The Navy recently began employing a concept known as “strategic sourcing” as an additional approach to reengineering organizations within the Department. The crux of “strategic sourcing” is a “functionality assessment” that reviews the operation of an entire function, which can include both commercial and inherently governmental activities, to determine whether processes can be eliminated, improved or streamlined. In this way, strategic sourcing is broader than A-76 studies, which focus on the costs of conducting commercial activities in-house versus contracting out. As part of the functionality assessment, the Navy considers whether it can achieve savings by converting the organization or parts of the organization to performance by the private sector. In this way, strategic sourcing may result in private-public competition for activities or functions not previously deemed “commercial.” Strategic sourcing is likely to be implemented by other DoD departments. DoD guidelines for strategic sourcing have been drafted and are awaiting final approval.
Developments in A-76 Case Law
In two decisions earlier this year, the GAO demonstrated its willingness to play an active role in overseeing the conduct of A-76 studies to ensure that agencies comply with the applicable A-76 study procedures. In Aberdeen Technical Services (issued Feb. 22, 2000), the GAO sustained a protest based on flaws in the estimate of personnel costs, the agency’s failure to allowed a price reduction offered by the private-sector offeror in its final proposal, and the agency’s failure to ensure that the in-house solution offered the same level of performance as the “best value” private-sector offeror. In Trajen, Inc. (issued March 28, 2000), the GAO sustained a protest of a review authority’s decision on the ground that it lacked a reasonable basis for reversing the initial cost comparison conclusion in favor of the private offeror. The opinion features a detailed discussion of the government’s consideration of “one-time conversion costs” and the adjustment of the contractor’s proposal to reflect the payment of federal income tax.

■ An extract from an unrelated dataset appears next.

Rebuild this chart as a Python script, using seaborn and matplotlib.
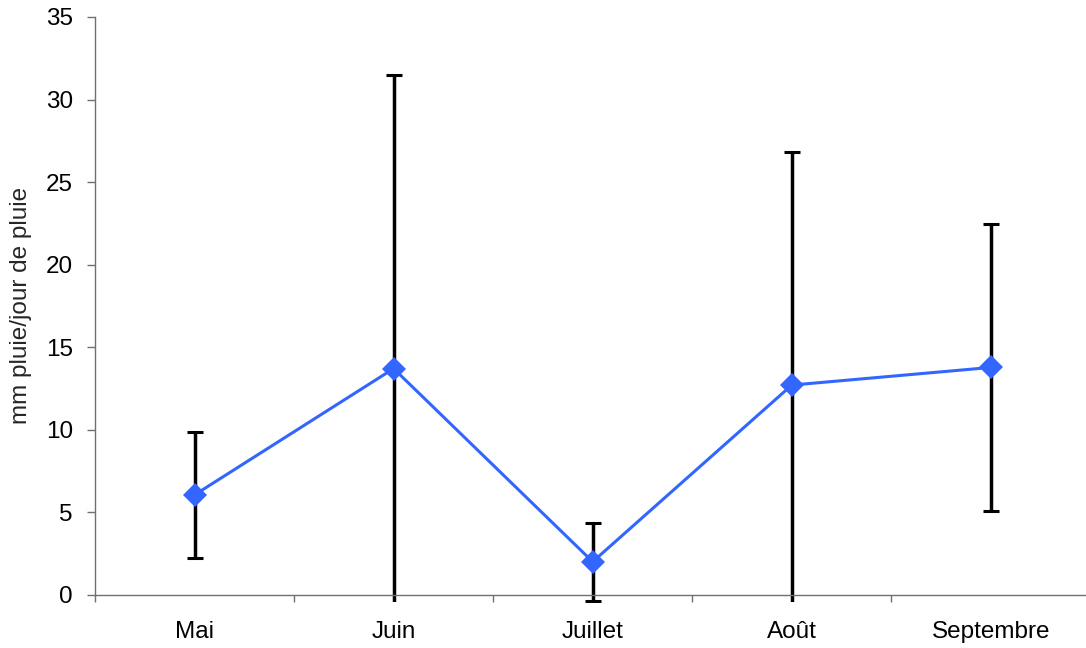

No doubt further inflaming federal employees who already complain they lack a sufficient voice in the A-76 process, the Court of Federal Claims (COFC) recently held that federal employees and their unions cannot sue in federal court to protest an allegedly flawed cost-comparison study under A-76. See American Federation of Gov’t Employees v. United States, No. 00-130C (Fed. Cl. May 10, 2000). The case is significant because the Court held that federal employees and their unions are not “interested parties” under the provisions of the Tucker Act, which grants the COFC bid protest jurisdiction. The COFC reasoned that “interested parties” under the Tucker Act include persons who have standing in federal district courts under the Administrative Procedure Act (APA) to challenge procurement decisions. However, the COFC concluded that federal employees and their unions lack such APA standing because they are not within the zone of interests protected by the cost-comparison provisions of either the FAIR Act or 10 U.S.C. § 2462.